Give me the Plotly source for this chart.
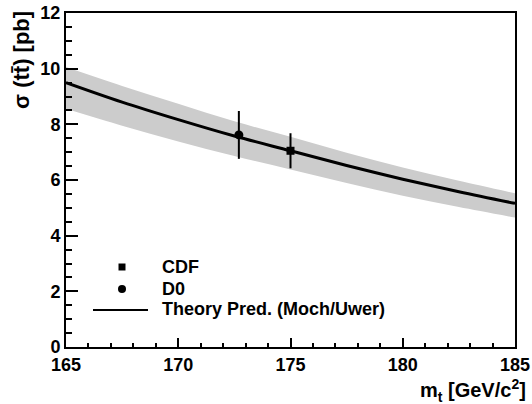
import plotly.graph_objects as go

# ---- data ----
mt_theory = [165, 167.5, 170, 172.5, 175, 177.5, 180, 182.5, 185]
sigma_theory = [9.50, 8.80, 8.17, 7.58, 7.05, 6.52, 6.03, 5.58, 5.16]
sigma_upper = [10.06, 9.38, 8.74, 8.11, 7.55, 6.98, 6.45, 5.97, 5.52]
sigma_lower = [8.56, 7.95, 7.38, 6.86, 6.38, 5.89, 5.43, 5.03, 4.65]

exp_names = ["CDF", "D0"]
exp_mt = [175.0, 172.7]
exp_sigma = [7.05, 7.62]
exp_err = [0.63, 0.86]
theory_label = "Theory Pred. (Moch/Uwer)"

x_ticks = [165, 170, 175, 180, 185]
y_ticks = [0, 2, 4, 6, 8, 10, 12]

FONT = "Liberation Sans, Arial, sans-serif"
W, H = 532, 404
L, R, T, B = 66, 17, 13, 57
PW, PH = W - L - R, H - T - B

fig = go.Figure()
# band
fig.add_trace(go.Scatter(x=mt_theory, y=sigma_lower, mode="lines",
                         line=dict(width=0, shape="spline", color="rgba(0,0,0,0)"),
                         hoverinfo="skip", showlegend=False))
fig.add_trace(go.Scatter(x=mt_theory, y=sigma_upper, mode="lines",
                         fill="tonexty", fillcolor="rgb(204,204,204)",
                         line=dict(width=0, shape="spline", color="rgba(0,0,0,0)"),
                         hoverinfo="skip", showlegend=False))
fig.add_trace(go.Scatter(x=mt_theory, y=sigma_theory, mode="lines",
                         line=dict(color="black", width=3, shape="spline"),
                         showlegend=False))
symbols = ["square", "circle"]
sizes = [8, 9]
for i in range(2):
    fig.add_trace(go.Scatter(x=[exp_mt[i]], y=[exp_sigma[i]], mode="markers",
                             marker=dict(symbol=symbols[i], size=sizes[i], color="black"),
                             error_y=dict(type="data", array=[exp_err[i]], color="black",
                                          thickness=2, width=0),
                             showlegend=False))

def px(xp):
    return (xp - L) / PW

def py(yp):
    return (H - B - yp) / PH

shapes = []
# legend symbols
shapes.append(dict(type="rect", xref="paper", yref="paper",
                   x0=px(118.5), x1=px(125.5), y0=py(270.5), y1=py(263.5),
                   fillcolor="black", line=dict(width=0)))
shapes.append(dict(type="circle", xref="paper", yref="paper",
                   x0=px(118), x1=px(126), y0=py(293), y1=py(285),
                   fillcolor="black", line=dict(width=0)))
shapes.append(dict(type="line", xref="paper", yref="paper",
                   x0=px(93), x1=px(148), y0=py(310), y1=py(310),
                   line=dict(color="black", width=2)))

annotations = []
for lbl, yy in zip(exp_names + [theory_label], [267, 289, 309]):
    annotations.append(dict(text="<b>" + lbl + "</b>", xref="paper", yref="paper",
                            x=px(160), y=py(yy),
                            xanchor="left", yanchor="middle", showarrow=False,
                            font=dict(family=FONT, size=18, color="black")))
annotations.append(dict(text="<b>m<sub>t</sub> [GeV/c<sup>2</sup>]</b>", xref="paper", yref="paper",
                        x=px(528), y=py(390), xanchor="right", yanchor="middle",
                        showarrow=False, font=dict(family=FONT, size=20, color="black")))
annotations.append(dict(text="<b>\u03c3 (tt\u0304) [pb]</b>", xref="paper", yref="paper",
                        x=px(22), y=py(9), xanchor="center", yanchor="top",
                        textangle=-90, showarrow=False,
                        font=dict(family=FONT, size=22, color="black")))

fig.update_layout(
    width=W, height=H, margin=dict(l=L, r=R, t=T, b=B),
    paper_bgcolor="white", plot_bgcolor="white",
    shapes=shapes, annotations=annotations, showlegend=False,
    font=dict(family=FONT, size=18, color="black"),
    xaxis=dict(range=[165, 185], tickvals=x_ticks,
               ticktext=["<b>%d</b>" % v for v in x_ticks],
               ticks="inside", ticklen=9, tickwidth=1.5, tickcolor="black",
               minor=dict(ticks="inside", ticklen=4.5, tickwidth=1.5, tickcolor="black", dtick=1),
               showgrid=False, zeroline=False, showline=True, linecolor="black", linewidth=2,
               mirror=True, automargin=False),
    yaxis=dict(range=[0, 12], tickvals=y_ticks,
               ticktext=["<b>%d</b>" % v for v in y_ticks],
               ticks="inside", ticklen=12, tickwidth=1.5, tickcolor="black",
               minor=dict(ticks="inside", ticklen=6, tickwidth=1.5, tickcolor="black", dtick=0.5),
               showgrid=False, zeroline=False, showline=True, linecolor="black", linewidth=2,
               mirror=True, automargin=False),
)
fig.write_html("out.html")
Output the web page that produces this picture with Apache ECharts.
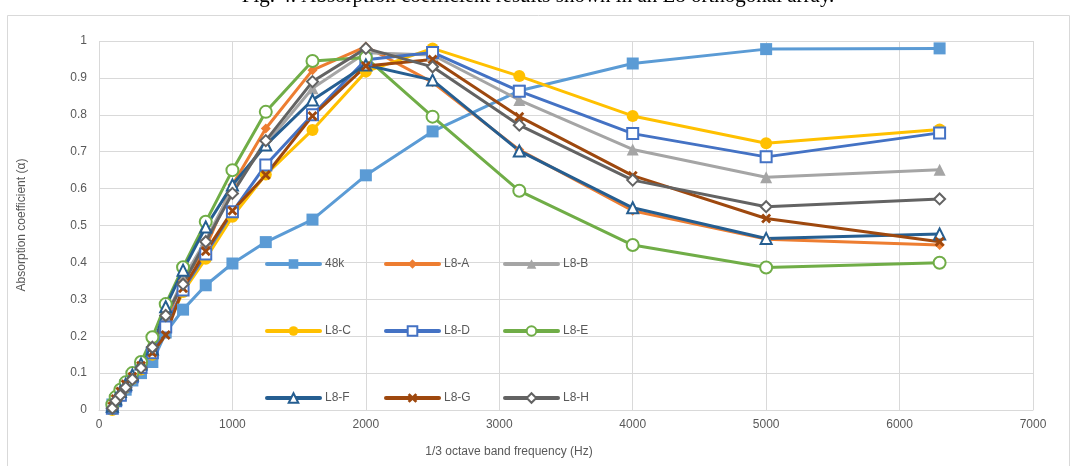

- **WRITTEN TASK**:
Working from the material above, transcribe it exactly while omitting pictures.

- **EXERCISE RESULT**:
Give me the Plotly source for this chart.
import plotly.graph_objects as go

# ---- data ----
mt_theory = [165, 167.5, 170, 172.5, 175, 177.5, 180, 182.5, 185]
sigma_theory = [9.50, 8.80, 8.17, 7.58, 7.05, 6.52, 6.03, 5.58, 5.16]
sigma_upper = [10.06, 9.38, 8.74, 8.11, 7.55, 6.98, 6.45, 5.97, 5.52]
sigma_lower = [8.56, 7.95, 7.38, 6.86, 6.38, 5.89, 5.43, 5.03, 4.65]

exp_names = ["CDF", "D0"]
exp_mt = [175.0, 172.7]
exp_sigma = [7.05, 7.62]
exp_err = [0.63, 0.86]
theory_label = "Theory Pred. (Moch/Uwer)"

x_ticks = [165, 170, 175, 180, 185]
y_ticks = [0, 2, 4, 6, 8, 10, 12]

FONT = "Liberation Sans, Arial, sans-serif"
W, H = 532, 404
L, R, T, B = 66, 17, 13, 57
PW, PH = W - L - R, H - T - B

fig = go.Figure()
# band
fig.add_trace(go.Scatter(x=mt_theory, y=sigma_lower, mode="lines",
                         line=dict(width=0, shape="spline", color="rgba(0,0,0,0)"),
                         hoverinfo="skip", showlegend=False))
fig.add_trace(go.Scatter(x=mt_theory, y=sigma_upper, mode="lines",
                         fill="tonexty", fillcolor="rgb(204,204,204)",
                         line=dict(width=0, shape="spline", color="rgba(0,0,0,0)"),
                         hoverinfo="skip", showlegend=False))
fig.add_trace(go.Scatter(x=mt_theory, y=sigma_theory, mode="lines",
                         line=dict(color="black", width=3, shape="spline"),
                         showlegend=False))
symbols = ["square", "circle"]
sizes = [8, 9]
for i in range(2):
    fig.add_trace(go.Scatter(x=[exp_mt[i]], y=[exp_sigma[i]], mode="markers",
                             marker=dict(symbol=symbols[i], size=sizes[i], color="black"),
                             error_y=dict(type="data", array=[exp_err[i]], color="black",
                                          thickness=2, width=0),
                             showlegend=False))

def px(xp):
    return (xp - L) / PW

def py(yp):
    return (H - B - yp) / PH

shapes = []
# legend symbols
shapes.append(dict(type="rect", xref="paper", yref="paper",
                   x0=px(118.5), x1=px(125.5), y0=py(270.5), y1=py(263.5),
                   fillcolor="black", line=dict(width=0)))
shapes.append(dict(type="circle", xref="paper", yref="paper",
                   x0=px(118), x1=px(126), y0=py(293), y1=py(285),
                   fillcolor="black", line=dict(width=0)))
shapes.append(dict(type="line", xref="paper", yref="paper",
                   x0=px(93), x1=px(148), y0=py(310), y1=py(310),
                   line=dict(color="black", width=2)))

annotations = []
for lbl, yy in zip(exp_names + [theory_label], [267, 289, 309]):
    annotations.append(dict(text="<b>" + lbl + "</b>", xref="paper", yref="paper",
                            x=px(160), y=py(yy),
                            xanchor="left", yanchor="middle", showarrow=False,
                            font=dict(family=FONT, size=18, color="black")))
annotations.append(dict(text="<b>m<sub>t</sub> [GeV/c<sup>2</sup>]</b>", xref="paper", yref="paper",
                        x=px(528), y=py(390), xanchor="right", yanchor="middle",
                        showarrow=False, font=dict(family=FONT, size=20, color="black")))
annotations.append(dict(text="<b>\u03c3 (tt\u0304) [pb]</b>", xref="paper", yref="paper",
                        x=px(22), y=py(9), xanchor="center", yanchor="top",
                        textangle=-90, showarrow=False,
                        font=dict(family=FONT, size=22, color="black")))

fig.update_layout(
    width=W, height=H, margin=dict(l=L, r=R, t=T, b=B),
    paper_bgcolor="white", plot_bgcolor="white",
    shapes=shapes, annotations=annotations, showlegend=False,
    font=dict(family=FONT, size=18, color="black"),
    xaxis=dict(range=[165, 185], tickvals=x_ticks,
               ticktext=["<b>%d</b>" % v for v in x_ticks],
               ticks="inside", ticklen=9, tickwidth=1.5, tickcolor="black",
               minor=dict(ticks="inside", ticklen=4.5, tickwidth=1.5, tickcolor="black", dtick=1),
               showgrid=False, zeroline=False, showline=True, linecolor="black", linewidth=2,
               mirror=True, automargin=False),
    yaxis=dict(range=[0, 12], tickvals=y_ticks,
               ticktext=["<b>%d</b>" % v for v in y_ticks],
               ticks="inside", ticklen=12, tickwidth=1.5, tickcolor="black",
               minor=dict(ticks="inside", ticklen=6, tickwidth=1.5, tickcolor="black", dtick=0.5),
               showgrid=False, zeroline=False, showline=True, linecolor="black", linewidth=2,
               mirror=True, automargin=False),
)
fig.write_html("out.html")
Output the web page that produces this picture with Apache ECharts.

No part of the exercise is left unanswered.